▶ _Set task_
Leaving out all pictures, please print only the lines from the one containing "Write the React, TypeScript" through the one containing "const plotRight = left".

☆ ☆ ☆ ☆ ☆

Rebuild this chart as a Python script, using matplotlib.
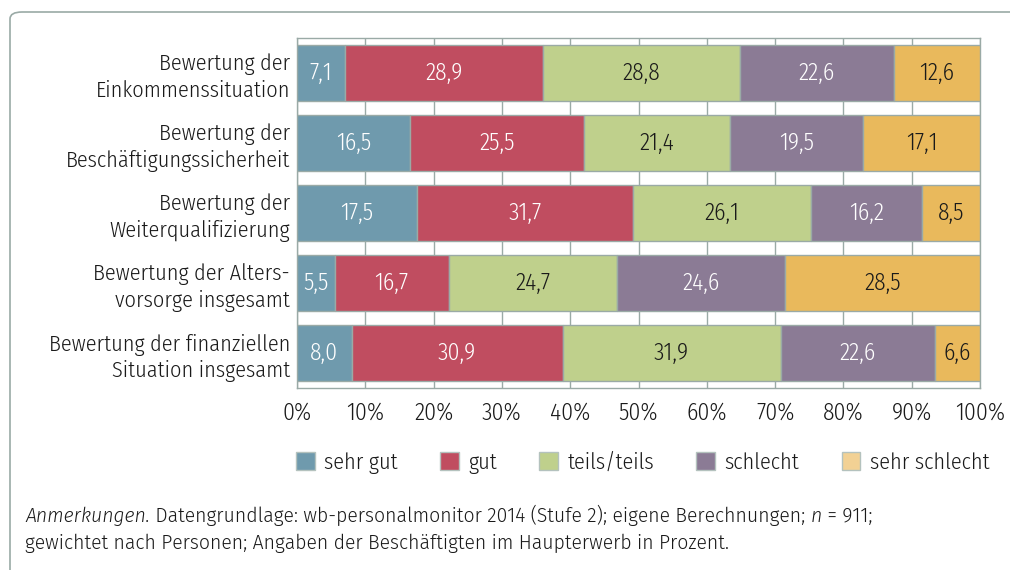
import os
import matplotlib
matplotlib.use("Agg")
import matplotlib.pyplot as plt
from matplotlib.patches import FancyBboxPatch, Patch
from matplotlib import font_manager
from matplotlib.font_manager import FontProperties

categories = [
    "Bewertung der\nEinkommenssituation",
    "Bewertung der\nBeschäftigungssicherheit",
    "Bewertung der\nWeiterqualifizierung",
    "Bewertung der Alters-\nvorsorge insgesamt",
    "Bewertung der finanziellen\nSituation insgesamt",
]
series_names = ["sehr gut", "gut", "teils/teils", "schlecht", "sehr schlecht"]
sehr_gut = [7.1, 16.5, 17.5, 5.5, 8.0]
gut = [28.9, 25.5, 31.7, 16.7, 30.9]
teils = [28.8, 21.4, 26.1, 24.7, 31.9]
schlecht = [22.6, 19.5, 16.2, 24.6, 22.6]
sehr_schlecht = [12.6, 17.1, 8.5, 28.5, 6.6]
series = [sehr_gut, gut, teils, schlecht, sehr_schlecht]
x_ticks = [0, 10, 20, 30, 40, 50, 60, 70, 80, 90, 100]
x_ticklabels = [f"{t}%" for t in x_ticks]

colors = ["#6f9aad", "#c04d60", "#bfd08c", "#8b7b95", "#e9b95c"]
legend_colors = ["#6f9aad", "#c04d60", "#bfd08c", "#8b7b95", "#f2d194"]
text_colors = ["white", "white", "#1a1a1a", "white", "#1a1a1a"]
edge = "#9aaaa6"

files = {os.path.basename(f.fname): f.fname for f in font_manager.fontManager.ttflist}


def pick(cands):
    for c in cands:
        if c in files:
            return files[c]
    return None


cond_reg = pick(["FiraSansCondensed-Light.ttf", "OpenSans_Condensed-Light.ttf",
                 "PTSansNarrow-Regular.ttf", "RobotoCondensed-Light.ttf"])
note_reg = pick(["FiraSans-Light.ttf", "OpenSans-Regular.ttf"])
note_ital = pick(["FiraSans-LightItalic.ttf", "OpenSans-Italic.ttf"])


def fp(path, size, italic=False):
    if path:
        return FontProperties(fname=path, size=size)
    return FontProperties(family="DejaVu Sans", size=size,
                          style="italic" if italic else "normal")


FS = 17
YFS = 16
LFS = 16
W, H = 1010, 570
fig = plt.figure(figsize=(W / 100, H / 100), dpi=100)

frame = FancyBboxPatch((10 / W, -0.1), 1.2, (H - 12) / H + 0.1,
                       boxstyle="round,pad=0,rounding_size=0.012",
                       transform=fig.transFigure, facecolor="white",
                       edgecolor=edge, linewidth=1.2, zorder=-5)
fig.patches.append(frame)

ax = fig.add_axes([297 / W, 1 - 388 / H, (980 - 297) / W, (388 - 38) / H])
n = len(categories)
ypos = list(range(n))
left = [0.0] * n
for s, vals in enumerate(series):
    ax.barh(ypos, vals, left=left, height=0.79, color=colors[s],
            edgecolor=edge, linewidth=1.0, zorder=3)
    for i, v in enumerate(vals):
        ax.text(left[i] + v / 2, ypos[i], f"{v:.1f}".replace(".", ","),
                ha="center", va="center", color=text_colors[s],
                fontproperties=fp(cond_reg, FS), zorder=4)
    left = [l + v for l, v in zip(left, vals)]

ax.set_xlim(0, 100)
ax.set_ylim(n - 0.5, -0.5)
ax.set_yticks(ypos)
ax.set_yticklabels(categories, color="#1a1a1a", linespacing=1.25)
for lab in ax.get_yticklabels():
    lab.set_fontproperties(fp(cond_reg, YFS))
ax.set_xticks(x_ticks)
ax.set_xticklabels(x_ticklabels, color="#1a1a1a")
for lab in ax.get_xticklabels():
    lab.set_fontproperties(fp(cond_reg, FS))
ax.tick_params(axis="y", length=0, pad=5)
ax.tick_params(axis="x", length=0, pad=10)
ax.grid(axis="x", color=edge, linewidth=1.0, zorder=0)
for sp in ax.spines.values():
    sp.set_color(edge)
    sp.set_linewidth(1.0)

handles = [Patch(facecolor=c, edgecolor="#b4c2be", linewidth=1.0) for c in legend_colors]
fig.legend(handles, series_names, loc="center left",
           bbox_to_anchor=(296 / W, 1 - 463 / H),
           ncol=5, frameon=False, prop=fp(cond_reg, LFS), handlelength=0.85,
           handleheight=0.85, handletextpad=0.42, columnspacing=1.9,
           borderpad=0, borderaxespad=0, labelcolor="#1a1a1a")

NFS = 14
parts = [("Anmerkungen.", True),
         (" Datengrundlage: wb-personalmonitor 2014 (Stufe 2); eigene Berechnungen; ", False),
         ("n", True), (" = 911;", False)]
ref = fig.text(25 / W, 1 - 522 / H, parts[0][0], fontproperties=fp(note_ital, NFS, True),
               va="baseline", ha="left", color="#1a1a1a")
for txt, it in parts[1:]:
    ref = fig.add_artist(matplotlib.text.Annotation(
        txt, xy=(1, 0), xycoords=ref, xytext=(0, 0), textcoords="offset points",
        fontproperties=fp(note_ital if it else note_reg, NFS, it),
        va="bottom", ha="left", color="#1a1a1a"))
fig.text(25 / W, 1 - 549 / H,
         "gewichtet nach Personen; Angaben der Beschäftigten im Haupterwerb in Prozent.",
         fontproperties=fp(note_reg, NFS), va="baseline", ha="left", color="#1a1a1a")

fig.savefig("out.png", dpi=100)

☆ ☆ ☆ ☆ ☆

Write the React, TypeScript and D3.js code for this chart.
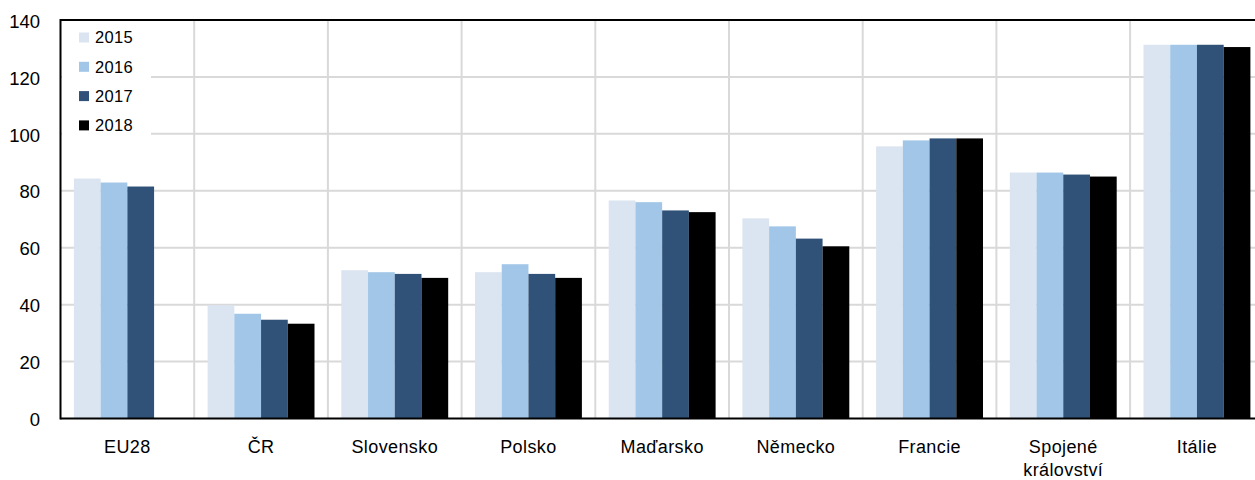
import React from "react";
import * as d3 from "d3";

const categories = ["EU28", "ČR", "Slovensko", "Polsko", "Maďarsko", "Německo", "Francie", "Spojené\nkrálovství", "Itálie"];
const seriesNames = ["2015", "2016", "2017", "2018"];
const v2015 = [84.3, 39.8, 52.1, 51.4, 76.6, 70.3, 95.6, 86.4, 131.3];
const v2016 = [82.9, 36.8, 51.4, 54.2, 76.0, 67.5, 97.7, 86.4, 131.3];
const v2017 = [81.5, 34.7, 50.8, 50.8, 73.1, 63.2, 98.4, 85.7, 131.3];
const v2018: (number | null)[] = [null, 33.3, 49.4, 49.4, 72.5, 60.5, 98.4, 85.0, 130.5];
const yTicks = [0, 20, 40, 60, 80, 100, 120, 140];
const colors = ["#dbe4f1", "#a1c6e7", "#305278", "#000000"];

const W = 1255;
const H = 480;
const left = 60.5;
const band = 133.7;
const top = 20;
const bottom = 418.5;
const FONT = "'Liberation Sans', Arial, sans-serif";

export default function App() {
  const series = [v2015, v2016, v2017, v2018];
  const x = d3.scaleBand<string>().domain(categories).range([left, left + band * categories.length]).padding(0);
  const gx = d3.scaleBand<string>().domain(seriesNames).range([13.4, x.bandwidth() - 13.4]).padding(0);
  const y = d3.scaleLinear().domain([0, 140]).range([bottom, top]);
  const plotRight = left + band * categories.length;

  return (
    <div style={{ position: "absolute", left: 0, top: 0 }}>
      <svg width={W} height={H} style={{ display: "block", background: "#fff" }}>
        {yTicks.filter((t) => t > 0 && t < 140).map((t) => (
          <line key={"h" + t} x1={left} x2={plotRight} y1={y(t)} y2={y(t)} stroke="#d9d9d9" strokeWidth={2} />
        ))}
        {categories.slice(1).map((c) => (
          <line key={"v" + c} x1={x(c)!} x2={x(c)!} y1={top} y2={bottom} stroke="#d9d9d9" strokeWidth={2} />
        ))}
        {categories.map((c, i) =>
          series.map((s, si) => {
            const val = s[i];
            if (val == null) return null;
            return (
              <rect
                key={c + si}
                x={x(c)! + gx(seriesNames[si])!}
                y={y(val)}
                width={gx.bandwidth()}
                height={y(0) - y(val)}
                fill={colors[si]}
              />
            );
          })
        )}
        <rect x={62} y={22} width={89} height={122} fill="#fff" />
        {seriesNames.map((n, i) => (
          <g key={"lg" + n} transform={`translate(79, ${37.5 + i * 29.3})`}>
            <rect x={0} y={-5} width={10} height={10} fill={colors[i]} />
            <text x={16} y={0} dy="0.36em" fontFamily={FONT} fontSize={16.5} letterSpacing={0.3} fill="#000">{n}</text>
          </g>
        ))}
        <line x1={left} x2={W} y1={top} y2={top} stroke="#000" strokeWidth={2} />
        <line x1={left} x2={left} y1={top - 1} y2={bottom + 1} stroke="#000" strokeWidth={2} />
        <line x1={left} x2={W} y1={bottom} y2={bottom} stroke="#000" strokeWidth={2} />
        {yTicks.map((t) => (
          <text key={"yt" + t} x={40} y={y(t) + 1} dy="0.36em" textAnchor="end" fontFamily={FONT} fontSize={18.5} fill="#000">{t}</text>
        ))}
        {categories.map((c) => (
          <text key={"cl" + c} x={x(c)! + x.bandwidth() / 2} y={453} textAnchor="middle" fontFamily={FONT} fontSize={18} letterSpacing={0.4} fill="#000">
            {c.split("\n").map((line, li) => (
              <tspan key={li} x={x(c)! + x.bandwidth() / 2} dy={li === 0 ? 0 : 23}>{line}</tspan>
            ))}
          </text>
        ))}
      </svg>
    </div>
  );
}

☆ ☆ ☆ ☆ ☆

▶ _Solved problem_
Write the React, TypeScript and D3.js code for this chart.
import React from "react";
import * as d3 from "d3";

const categories = ["EU28", "ČR", "Slovensko", "Polsko", "Maďarsko", "Německo", "Francie", "Spojené\nkrálovství", "Itálie"];
const seriesNames = ["2015", "2016", "2017", "2018"];
const v2015 = [84.3, 39.8, 52.1, 51.4, 76.6, 70.3, 95.6, 86.4, 131.3];
const v2016 = [82.9, 36.8, 51.4, 54.2, 76.0, 67.5, 97.7, 86.4, 131.3];
const v2017 = [81.5, 34.7, 50.8, 50.8, 73.1, 63.2, 98.4, 85.7, 131.3];
const v2018: (number | null)[] = [null, 33.3, 49.4, 49.4, 72.5, 60.5, 98.4, 85.0, 130.5];
const yTicks = [0, 20, 40, 60, 80, 100, 120, 140];
const colors = ["#dbe4f1", "#a1c6e7", "#305278", "#000000"];

const W = 1255;
const H = 480;
const left = 60.5;
const band = 133.7;
const top = 20;
const bottom = 418.5;
const FONT = "'Liberation Sans', Arial, sans-serif";

export default function App() {
  const series = [v2015, v2016, v2017, v2018];
  const x = d3.scaleBand<string>().domain(categories).range([left, left + band * categories.length]).padding(0);
  const gx = d3.scaleBand<string>().domain(seriesNames).range([13.4, x.bandwidth() - 13.4]).padding(0);
  const y = d3.scaleLinear().domain([0, 140]).range([bottom, top]);
  const plotRight = left + band * categories.length;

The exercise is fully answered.